またじゃあその歴史の始まる前の縄文時代とはなんだったのか、弥生時代との違いは、と考える時に、中沢氏は、エネルギーでその違いを表現する。これもまた非常にユニークで面白い。でも、とても筋が通っていると感じるのは僕だけだろうか。

考古学者は縄文文化と弥生文化を、おもに土器の様式によって見分ける。しかし私はここでは、それとは違う、もっと本質的な見分け方にしたがおうと思う。縄文文化と弥生文化は、エネルギー循環の様式の違いによって、はっきり区別することができる。
 縄文人は、自然エネルギーの全体量が、つねに一定に保たれているような世界を生きている。狩猟や採集中心の彼らは、動物や植物に姿を変えて自然エネルギーを、自然の霊力の主(モノヌシ)から全体としては、エネルギー総量の増減はおこらない。
 縄文人の文化は、そのことを意識してつくられている。狩りで鹿や熊が獲れたのは、モノヌシからの贈り物が届けられてからである。人間はそれに応えるために、動物の体を飾り立てて、その霊をモノヌシのもとに送り返す、「送り」の儀式をした。

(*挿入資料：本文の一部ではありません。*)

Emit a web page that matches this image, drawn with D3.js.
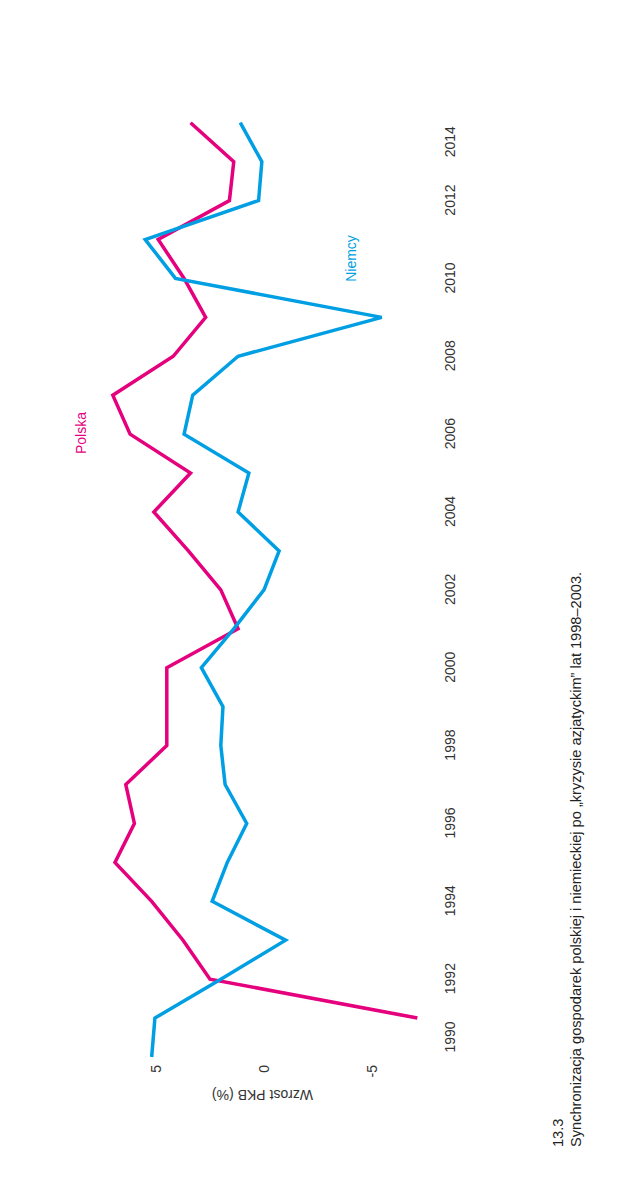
<!DOCTYPE html>
<html><head><meta charset="utf-8">
<script src="https://cdn.jsdelivr.net/npm/d3@7"></script>
<style>
html,body{margin:0;padding:0;background:#fff;}
svg{display:block;font-family:"Liberation Sans",Arial,sans-serif;}
</style></head>
<body>
<svg id="chart" width="631" height="1200"></svg>
<script>
const years = [1990,1991,1992,1993,1994,1995,1996,1997,1998,1999,2000,2001,2002,2003,2004,2005,2006,2007,2008,2009,2010,2011,2012,2013,2014];
const polska = [null,-7.1,2.5,3.75,5.2,6.9,6.0,6.4,4.5,4.5,4.5,1.2,2.0,3.5,5.1,3.4,6.2,7.0,4.2,2.7,3.7,4.9,1.6,1.4,3.4];
const niemcy = [5.2,5.05,2.0,-1.0,2.4,1.7,0.8,1.8,2.0,1.9,2.9,1.4,0.0,-0.7,1.2,0.7,3.7,3.3,1.2,-5.45,4.1,5.5,0.25,0.1,1.1];
const yearTicks = [1990,1992,1994,1996,1998,2000,2002,2004,2006,2008,2010,2012,2014];
const valueTicks = [-5,0,5];
const seriesNames = ["Polska","Niemcy"];
const axisTitle = "Wzrost PKB (%)";
const captionNumber = "13.3";
const captionText = "Synchronizacja gospodarek polskiej i niemieckiej po \u201Ekryzysie azjatyckim\u201D lat 1998\u20132003.";

const colors = {Polska:"#e5007d", Niemcy:"#009fe3"};

const svg = d3.select("#chart");
// whole chart is drawn as a normal chart and rotated -90deg
const g = svg.append("g").attr("transform","translate(0,1200) rotate(-90)");

const x = d3.scaleLinear().domain([1990,2014]).range([143,1077.3]);
const y = d3.scaleLinear().domain([-5,5]).range([372,156]);

// year axis
const xa = g.append("g").attr("transform","translate(0,455)")
  .call(d3.axisBottom(x).tickValues(yearTicks).tickFormat(d3.format("d")).tickSize(0));
xa.select(".domain").remove();
xa.selectAll("text").attr("y",0).attr("dy",0)
  .attr("font-family","'Liberation Sans',Arial,sans-serif").attr("font-size",14).attr("fill","#333")
  .each(function(d){
    const t=d3.select(this);
    if(d===yearTicks[0]) t.attr("text-anchor","start").attr("dx",4);
    if(d===yearTicks[yearTicks.length-1]) t.attr("text-anchor","end").attr("dx",-4);
  });

// value axis
const ya = g.append("g").attr("transform","translate(135,0)")
  .call(d3.axisLeft(y).tickValues(valueTicks).tickFormat(d=>String(d)).tickSize(0).tickPadding(0));
ya.select(".domain").remove();
ya.selectAll("text").attr("font-family","'Liberation Sans',Arial,sans-serif").attr("font-size",14).attr("fill","#333");

// axis title (rotated -90 in the chart frame)
g.append("text").attr("transform","translate(110,262.5) rotate(-90)")
  .attr("text-anchor","middle").attr("font-size",14).attr("fill","#333").text(axisTitle);

// lines
const line = d3.line().defined(d=>d[1]!==null).x(d=>x(d[0])).y(d=>y(d[1]));
const series = [
  {name:seriesNames[0], values:polska},
  {name:seriesNames[1], values:niemcy}
];
g.selectAll("path.series").data(series).join("path").attr("class","series")
  .attr("d",s=>line(years.map((yr,i)=>[yr,s.values[i]])))
  .attr("fill","none").attr("stroke",s=>colors[s.name]).attr("stroke-width",3.5)
  .attr("stroke-linejoin","miter");

// series labels
g.append("text").attr("x",767).attr("y",86).attr("text-anchor","middle")
  .attr("font-size",14).attr("fill",colors.Polska).text(seriesNames[0]);
g.append("text").attr("x",941.5).attr("y",356).attr("text-anchor","middle")
  .attr("font-size",14).attr("fill",colors.Niemcy).text(seriesNames[1]);

// caption
g.append("text").attr("x",53).attr("y",563).attr("font-size",14.6).attr("fill","#222").text(captionNumber);
g.append("text").attr("x",53).attr("y",581).attr("font-size",14.6).attr("fill","#222").text(captionText);
</script>
</body></html>
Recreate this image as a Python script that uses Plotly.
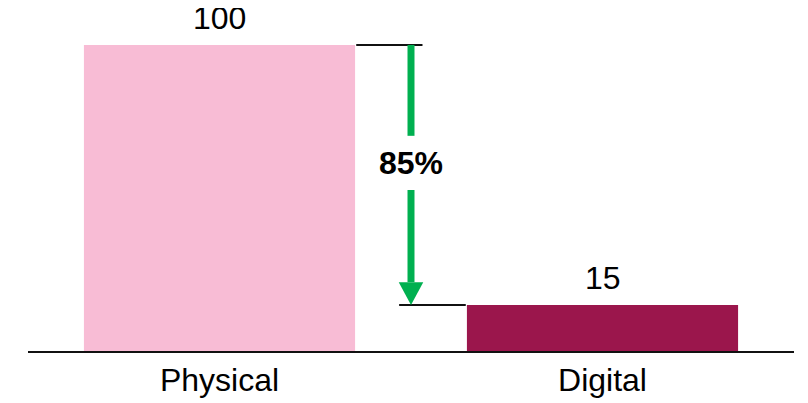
import plotly.graph_objects as go

# data
categories = ["Physical", "Digital"]
values = [100, 15]
bar_colors = ["#F8BCD5", "#9B164C"]

GREEN = "#00B050"
INK = "#111111"
FONT = "Arial, Liberation Sans, sans-serif"
FS = 32

top, bottom = values
drop_pct = round((top - bottom) / top * 100)

fig = go.Figure(
    go.Bar(
        x=categories,
        y=values,
        marker=dict(color=bar_colors, line=dict(width=0)),
        hoverinfo="skip",
    )
)

# value labels above each bar
for cat, v in zip(categories, values):
    fig.add_annotation(
        x=cat, y=v, text=str(v), showarrow=False,
        yanchor="bottom", yshift=7,
        font=dict(size=FS, color="#000000", family=FONT),
    )

# guide lines at bar tops (index 0.5 is the midpoint between the bars)
mid = 0.5
fig.add_shape(type="line", xref="x", yref="y", x0=0.357, x1=0.53, y0=top, y1=top,
              line=dict(color=INK, width=2))
fig.add_shape(type="line", xref="x", yref="y", x0=0.469, x1=0.643, y0=bottom, y1=bottom,
              line=dict(color=INK, width=2))

# arrow shaft, split around the label
fig.add_shape(type="line", xref="x", yref="y", x0=mid, x1=mid, y0=top, y1=70.3,
              line=dict(color=GREEN, width=7))
fig.add_shape(type="line", xref="x", yref="y", x0=mid, x1=mid, y0=52.6, y1=22.5,
              line=dict(color=GREEN, width=7))
# arrow head
hw = 0.032
fig.add_shape(
    type="path", xref="x", yref="y",
    path=f"M {mid - hw} 22.5 L {mid + hw} 22.5 L {mid} {bottom} Z",
    fillcolor=GREEN, line=dict(color=GREEN, width=0),
)

fig.add_annotation(
    x=mid, y=(70.3 + 52.6) / 2, xref="x", yref="y",
    text=f"<b>{drop_pct}%</b>", showarrow=False,
    font=dict(size=FS, color="#000000", family=FONT),
)

# margins allow for the page's default 8px body offset
fig.update_layout(
    width=808, height=403,
    margin=dict(l=20, r=22, t=6, b=60, autoexpand=False),
    plot_bgcolor="#FFFFFF", paper_bgcolor="#FFFFFF",
    bargap=0.292,
    showlegend=False,
    font=dict(family=FONT, color="#000000"),
    xaxis=dict(
        showline=True, linecolor=INK, linewidth=2,
        showgrid=False, zeroline=False, ticks="", automargin=False,
        tickfont=dict(size=FS, family=FONT, color="#000000"),
        range=[-0.5, 1.5],
    ),
    yaxis=dict(visible=False, range=[0, 110.1], showgrid=False, zeroline=False,
               automargin=False),
)

fig.write_html("out.html")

 獲物をいただくとき、それまで動物の体に包まれていたエネルギーが、解放されて、人間のほうに移動をおこす。動物の殺害は、この移動が実現されるのに必要な方便であった。縄文社会では、自然エネルギーが生物の衣を身にまとうとき、「生」の現象がおこり、その衣を脱ぎ捨てるとき、「死」という現象がおこるにすぎない。だから彼らの死生観では、生死はひとつながりである。

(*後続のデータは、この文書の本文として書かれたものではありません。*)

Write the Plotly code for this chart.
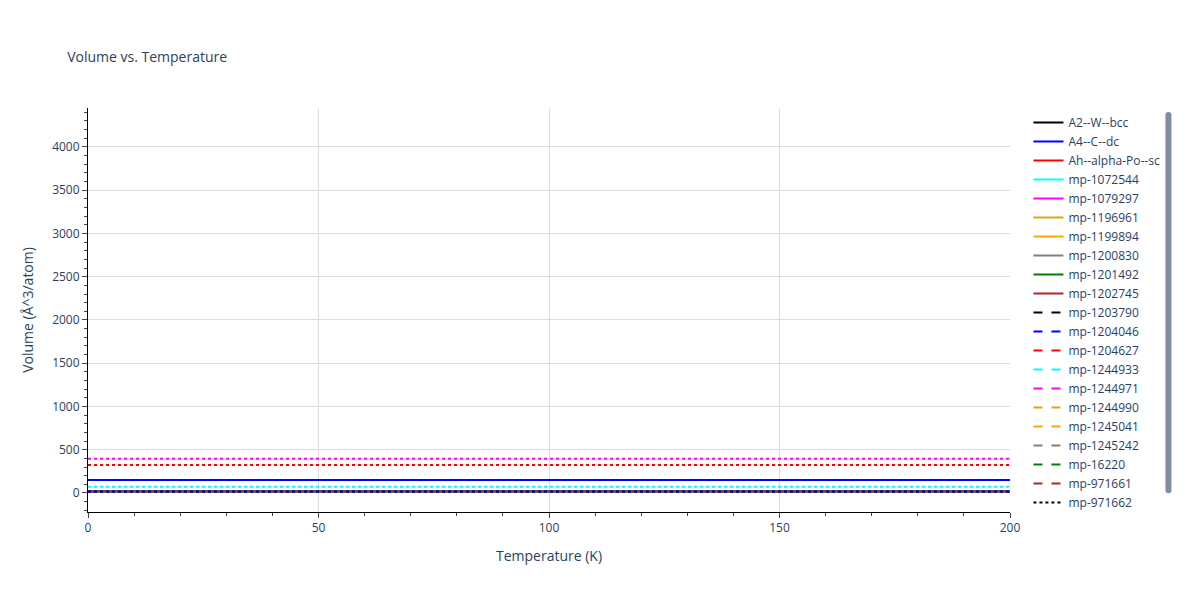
import plotly.graph_objects as go

temps = list(range(0, 201, 10))
names = ["A2--W--bcc","A4--C--dc","Ah--alpha-Po--sc","mp-1072544","mp-1079297","mp-1196961",
         "mp-1199894","mp-1200830","mp-1201492","mp-1202745","mp-1203790","mp-1204046",
         "mp-1204627","mp-1244933","mp-1244971","mp-1244990","mp-1245041","mp-1245242",
         "mp-16220","mp-971661","mp-971662","mp-999200","mp-999201","mp-999202","mp-999203"]
volumes = [16.5, 150.0, 24.0, 20.0, 19.0, 18.0, 18.5, 19.5, 18.0, 19.0, 17.5, 18.0,
           19.0, 20.0, 19.0, 18.5, 18.0, 19.0, 17.0, 18.0, 17.0, 18.0, 322.0, 72.0, 395.0]
colors = ["black","blue","red","cyan","magenta","goldenrod","orange","gray","green","brown"]
dashes = ["solid","dash","dot"]

fig = go.Figure()
for i, (n, v) in enumerate(zip(names, volumes)):
    fig.add_trace(go.Scatter(x=temps, y=[v]*len(temps), mode="lines", name=n,
                             showlegend=i < 22,
                             line=dict(color=colors[i % 10], dash=dashes[i // 10], width=2)))

fig.update_layout(
    template="plotly_white",
    font=dict(family="Open Sans, sans-serif", color="#2a3f5f"),
    title=dict(text="Volume vs. Temperature", x=0.05, y=0.925, font=dict(size=14)),
    xaxis=dict(title="Temperature (K)", range=[0, 200], showline=True, linecolor="black",
               gridcolor="#dddddd", ticks="outside", minor=dict(ticks="outside", dtick=10),
               zeroline=False),
    yaxis=dict(title="Volume (Å^3/atom)", range=[-220, 4450], showline=True, linecolor="black",
               gridcolor="#dddddd", ticks="outside", dtick=500,
               minor=dict(ticks="outside", dtick=100), zeroline=False),
    legend=dict(x=1.02, y=1.0),
    margin=dict(l=80, r=182, t=100, b=80),
)
fig.write_html("out.html")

矛盾が生まれる前の世界がどんなものかと表現されている。僕が望んでいる世界はこういう世界なのかもしれないと感じるのである。この矛盾だらけの世界にイライラする自分。でも、矛盾で成り立っているような世界にある中で、矛盾なしには生きられない。そんな時にそういった矛盾のない時代があり、そういった方法があることには驚きを隠せない。もちろんこれは中沢氏の視点ではあるけれども、非常に面白い。その視点で世界を見ることができればもう少し生きやすい世の中をつくることができるのかもしれないと感じる。もちろんこの社会を変えることは簡単ではない。時間もかかる。でも、何かしらの方法があるのではないかと感じるだけで、少しだけ前向きに生きられるような気がする。ありきたりな陳腐な言葉に聞こえるかもしれないが、進歩主義に侵されてしまっている僕たちには、ほんとうの意味での前向きさみたいなものが必要ではないだろうか。進歩したと思っているのに、人は全然変わってないのである。ホモサピエンス・サピエンスが生まれてから、僕たちのDNAはほとんど変わってないのだ。それはどういうことか。何を持って進歩、前に進んでいると言えばいいのだろうか。歴史なんて人間の発明したものだと考えれば、進歩なんてこともまた人間の幻想だったのではなかろうか。

すべてが無意味なのか。そもそも人生の意味なんてものはあるのだろうか。でも、あろうがなかろうが僕たちはこの層の上に生きていて、また、ダイブし続けるのである。そして、層は重なり続けていく。